**Input records**
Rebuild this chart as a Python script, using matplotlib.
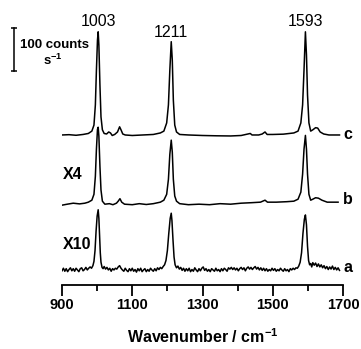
...
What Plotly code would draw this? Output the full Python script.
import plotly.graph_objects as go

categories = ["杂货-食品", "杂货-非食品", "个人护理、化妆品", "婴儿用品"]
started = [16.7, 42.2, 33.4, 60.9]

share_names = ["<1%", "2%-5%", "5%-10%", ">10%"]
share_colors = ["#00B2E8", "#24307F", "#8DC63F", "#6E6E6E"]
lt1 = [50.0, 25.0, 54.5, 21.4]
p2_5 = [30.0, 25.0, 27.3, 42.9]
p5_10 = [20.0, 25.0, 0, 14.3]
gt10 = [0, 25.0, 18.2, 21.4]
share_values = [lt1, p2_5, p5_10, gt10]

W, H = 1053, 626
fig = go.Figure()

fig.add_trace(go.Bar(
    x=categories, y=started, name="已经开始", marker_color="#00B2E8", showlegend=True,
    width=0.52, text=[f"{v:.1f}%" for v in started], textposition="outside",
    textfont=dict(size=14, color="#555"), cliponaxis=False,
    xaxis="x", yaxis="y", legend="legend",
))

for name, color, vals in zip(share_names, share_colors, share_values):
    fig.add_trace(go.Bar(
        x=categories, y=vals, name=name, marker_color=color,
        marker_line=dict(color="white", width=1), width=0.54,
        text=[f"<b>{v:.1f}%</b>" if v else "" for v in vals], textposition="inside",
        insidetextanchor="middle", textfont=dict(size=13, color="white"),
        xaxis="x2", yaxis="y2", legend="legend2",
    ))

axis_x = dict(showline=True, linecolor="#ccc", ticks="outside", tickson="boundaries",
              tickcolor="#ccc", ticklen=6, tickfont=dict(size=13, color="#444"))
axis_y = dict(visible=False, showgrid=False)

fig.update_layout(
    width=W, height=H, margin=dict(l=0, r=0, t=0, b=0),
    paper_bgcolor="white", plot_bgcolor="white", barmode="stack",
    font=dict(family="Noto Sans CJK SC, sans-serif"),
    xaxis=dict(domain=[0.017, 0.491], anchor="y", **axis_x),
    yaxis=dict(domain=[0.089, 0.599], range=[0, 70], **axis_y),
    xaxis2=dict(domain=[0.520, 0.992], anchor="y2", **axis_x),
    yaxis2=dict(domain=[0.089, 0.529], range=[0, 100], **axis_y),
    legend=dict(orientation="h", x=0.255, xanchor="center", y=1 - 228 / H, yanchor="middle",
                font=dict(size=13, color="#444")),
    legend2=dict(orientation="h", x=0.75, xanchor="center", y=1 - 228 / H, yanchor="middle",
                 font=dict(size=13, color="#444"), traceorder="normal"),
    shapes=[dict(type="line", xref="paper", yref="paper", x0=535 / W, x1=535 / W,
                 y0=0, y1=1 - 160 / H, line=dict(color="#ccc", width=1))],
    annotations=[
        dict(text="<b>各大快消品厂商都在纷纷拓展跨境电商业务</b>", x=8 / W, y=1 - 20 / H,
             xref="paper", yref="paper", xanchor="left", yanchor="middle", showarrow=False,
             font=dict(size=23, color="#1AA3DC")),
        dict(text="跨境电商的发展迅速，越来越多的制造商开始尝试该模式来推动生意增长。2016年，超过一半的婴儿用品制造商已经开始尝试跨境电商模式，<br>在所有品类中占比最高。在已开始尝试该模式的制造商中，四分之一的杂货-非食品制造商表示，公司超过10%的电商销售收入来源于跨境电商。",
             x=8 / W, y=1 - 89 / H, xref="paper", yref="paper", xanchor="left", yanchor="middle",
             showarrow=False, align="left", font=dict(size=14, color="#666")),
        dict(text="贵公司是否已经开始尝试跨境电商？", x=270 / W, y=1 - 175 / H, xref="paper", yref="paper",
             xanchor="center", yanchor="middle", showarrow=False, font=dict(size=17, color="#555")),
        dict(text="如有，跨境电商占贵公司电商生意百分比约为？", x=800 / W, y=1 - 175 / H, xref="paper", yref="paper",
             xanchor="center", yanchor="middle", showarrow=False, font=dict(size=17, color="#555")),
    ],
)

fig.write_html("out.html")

**Task instructions**
Begin at the line that has "What Plotly code", stop after the line that has "started = [16.7, 42.2, 33.4, 60.9]", and repeat exactly those lines, nothing more.

**Output**
What Plotly code would draw this? Output the full Python script.
import plotly.graph_objects as go

categories = ["杂货-食品", "杂货-非食品", "个人护理、化妆品", "婴儿用品"]
started = [16.7, 42.2, 33.4, 60.9]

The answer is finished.